After Mademoiselle Bertin became dressmaker to Marie Antoinette, “all wished instantly to have the same dress as the queen,” wrote lady-in-waiting Jeanne-Louise-Henriette Campan. “The expenditure of the younger ladies was necessarily much increased; mothers and husbands murmured at it; some few giddy women contracted debts; unpleasant domestic scenes occurred; several families either quarreled or grew cool among themselves; and the general report was that the queen would be the ruin of all the French ladies.”
Miscellany
A Japanese shogun in 1615 attempted to eradicate the popular fashions of the kabuki-mono, young men from the fringes of samurai communities who favored long hair with shaved foreheads and temples, large swords with showy red scabbards, imported velvet collars, and short kimonos with lead weights sewn into the hem. “Clothing should not be confusing,” stated a new samurai dress code.

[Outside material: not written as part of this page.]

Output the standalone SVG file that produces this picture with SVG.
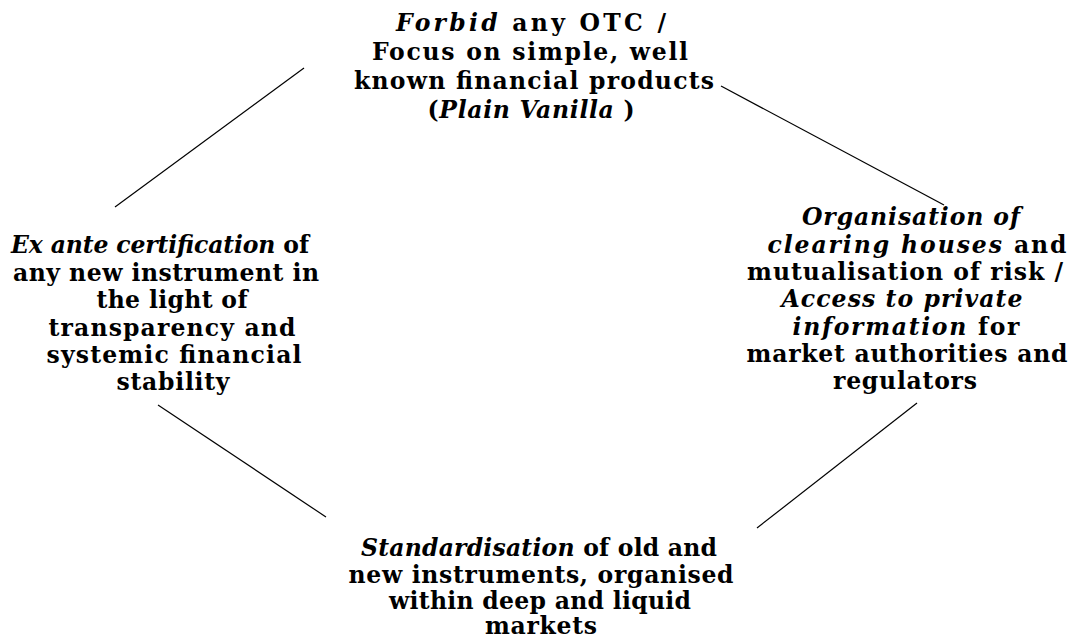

Winston Churchill claimed the soft texture of woven silk underwear was vital to his well-being; “I have a very delicate and sensitive cuticle which demands the finest covering,” he said. His wife, Clementine, told a friend that his pink underclothes “cost the eyes out of the head.”
“For the first time in my life I saw the ‘library’ public in the mass!” wrote Arnold Bennett after attending an H.G. Wells lecture in 1911. “It appeared to consist of a thousand women and Mr. Bernard Shaw. Women deemed to be elegant, women certainly deeming themselves to be elegant! I, being far back from the rostrum, had a good view of the backs of their blouses, chemisettes, and bodices. What an assortment of pretentious and ill-made toilettes!”